I've never posted before but I've been coming here and reading for a couple months and find it very helpful. My son is ADHD and just turned 12 years old. He has been having a very rough couple months. He has been on Ritalin for 3 years. His behaviour has been increasinly oppositional and distructive. His Step-Dad has been in the picture since he was 5 but is not trying to understand ADHD and it is getting stressful between us. I brought son to Doctor and we increased the dose (40mg in the morning and 10mg at lunch) but the next day the rebound was much worse in the eveningand lasted for almost 3 hours. I need to try a different medication again. My Husband did not keep his calm, got into a verbal match and proceeded to remove everything from sons room with the exception of the bed and clothing. I should backtrack and say this began after school when son hit his sister in the eye and gave her bruising. (He says it was an accident but I know it was not). Has anyone else had this problem with rebounding off meds? He says really hateful things, distructive and now violent. I don't believe how my husband handled it was correct and I feel like I have no support from him when this is something we should be trying to fix as a team. My husband is looking up options on the internet regarding abuse and having son charged. I believe this is very extream and not necessary. In many ways I feel i'm alone in this cuz we live in a very small community with few supports. My marriage is falling apart and I know my number one priority needs to be my children.
Thanks for letting me natter on. I'm at a loss.
What med is he using?
Check out the thread on Tenex....many of the moms here are having success with this med ( we don't use this but if my sons behaviors gets to be a problem, I will talk to our doc about this).
He is on Ritalin XR. He was taking 20mg in the morning and 10mg at lunch. When we went to the doctor last week (I must say I have very little faith in my Family Doctor). He raised it to 40mg in the morning and 10mg at lunch. This made the bad behaviour worse.Meds need adjusting from time to time. Puberty is one of those times. It may be that a long acting med like concerta would be helpful. It has a smoother period when leaving the body. Also, guanfacine (Tenex) helps with definance as well as impulsivity and hyperactivity. There is a Tenex thread on the medication forum with info you can print for the doc. The doc may not be aware of the use of this blood pressure med for ADHD or how to get started with it.

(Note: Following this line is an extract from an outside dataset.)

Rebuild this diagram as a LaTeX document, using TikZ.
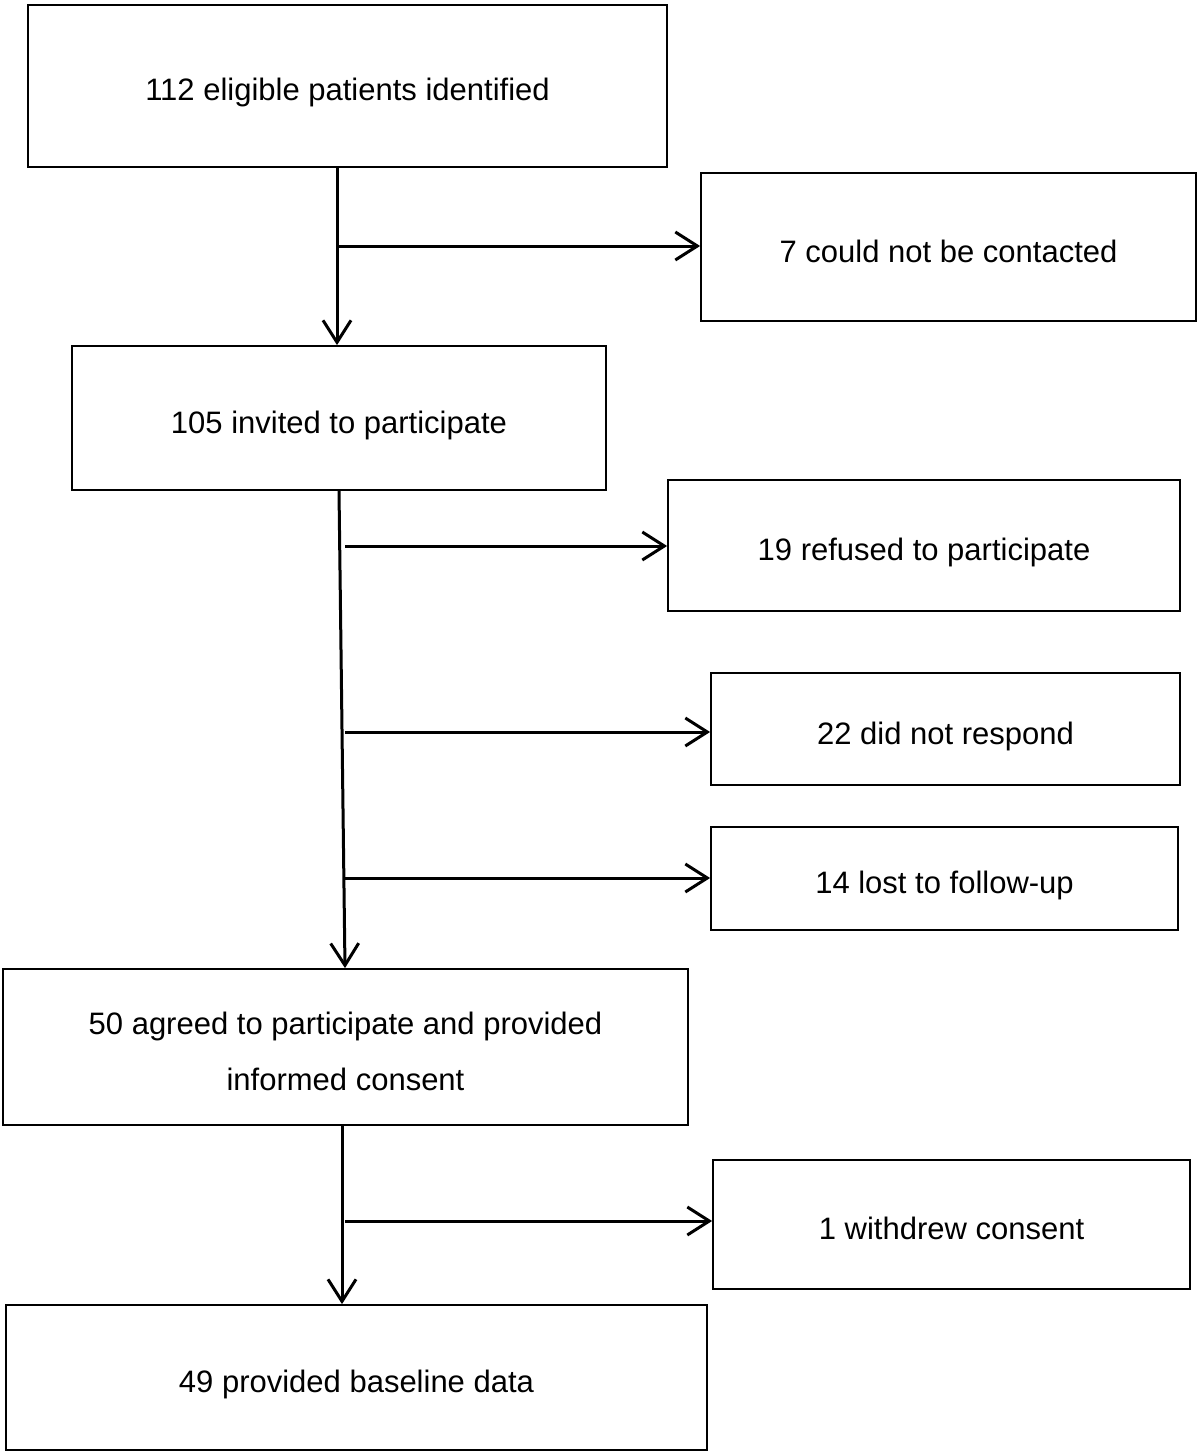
\documentclass[tikz,border=0pt]{standalone}
\usepackage{fontspec}
\setmainfont{Liberation Sans}
\usetikzlibrary{arrows.meta}
\begin{document}
\begin{tikzpicture}[x=1pt,y=-1pt,
  box/.style={draw,line width=1.8pt,inner sep=0pt,align=center,
    text height=30pt,text depth=0pt,
    font=\fontsize{31}{56}\selectfont},
  arr/.style={line width=3pt,-{Straight Barb[length=22pt,width=28pt,line width=3pt]}}]
\useasboundingbox (0,0) rectangle (1200,1453);
\node[box,minimum width=639,minimum height=162] (b1) at (347.5,86) {112 eligible patients identified};
\node[box,minimum width=495,minimum height=148] (b2) at (948.5,247) {7 could not be contacted};
\node[box,minimum width=534,minimum height=144] (b3) at (339,418) {105 invited to participate};
\node[box,minimum width=512,minimum height=131] (b4) at (924,545.5) {19 refused to participate};
\node[box,minimum width=469,minimum height=112] (b5) at (945.5,729) {22 did not respond};
\node[box,minimum width=467,minimum height=103] (b6) at (944.5,878.5) {14 lost to follow-up};
\node[box,minimum width=685,minimum height=156,text height=86pt] (b7) at (345.5,1047) {50 agreed to participate and provided\\informed consent};
\node[box,minimum width=477,minimum height=129] (b8) at (951.5,1224.5) {1 withdrew consent};
\node[box,minimum width=701,minimum height=145] (b9) at (356.5,1377.5) {49 provided baseline data};
% junction coordinates
\coordinate (v1) at (337,0);
\coordinate (v2a) at (339,0);
\coordinate (v2b) at (345,0);
\coordinate (v3) at (342,0);
\coordinate (h1) at (337,246);
\coordinate (h2) at (345,546);
\coordinate (h3) at (345,732);
\coordinate (h4) at (345,878);
\coordinate (h5) at (345,1221);
% connectors
\draw[arr] (b1.south -| v1) -- (b3.north -| v1);
\draw[arr] (h1) -- (h1 -| b2.west);
\draw[arr] (b3.south -| v2a) -- (b7.north -| v2b);
\draw[arr] (h2) -- (h2 -| b4.west);
\draw[arr] (h3) -- (h3 -| b5.west);
\draw[arr] (h4) -- (h4 -| b6.west);
\draw[arr] (b7.south -| v3) -- (b9.north -| v3);
\draw[arr] (h5) -- (h5 -| b8.west);
\end{tikzpicture}
\end{document}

I would also recommend trying to find a child psychiatrist. They are more experienced at med managment and at working with the things that can come with ADHD such as anxiety, depression and defiance. It may be that the med has not been quite enough and the stress of handling ADHD without enough help has pushed your son into anxiety and it is coming out as anger mixed with impulsivity of ADHD.
Good luck, you will find help and support here.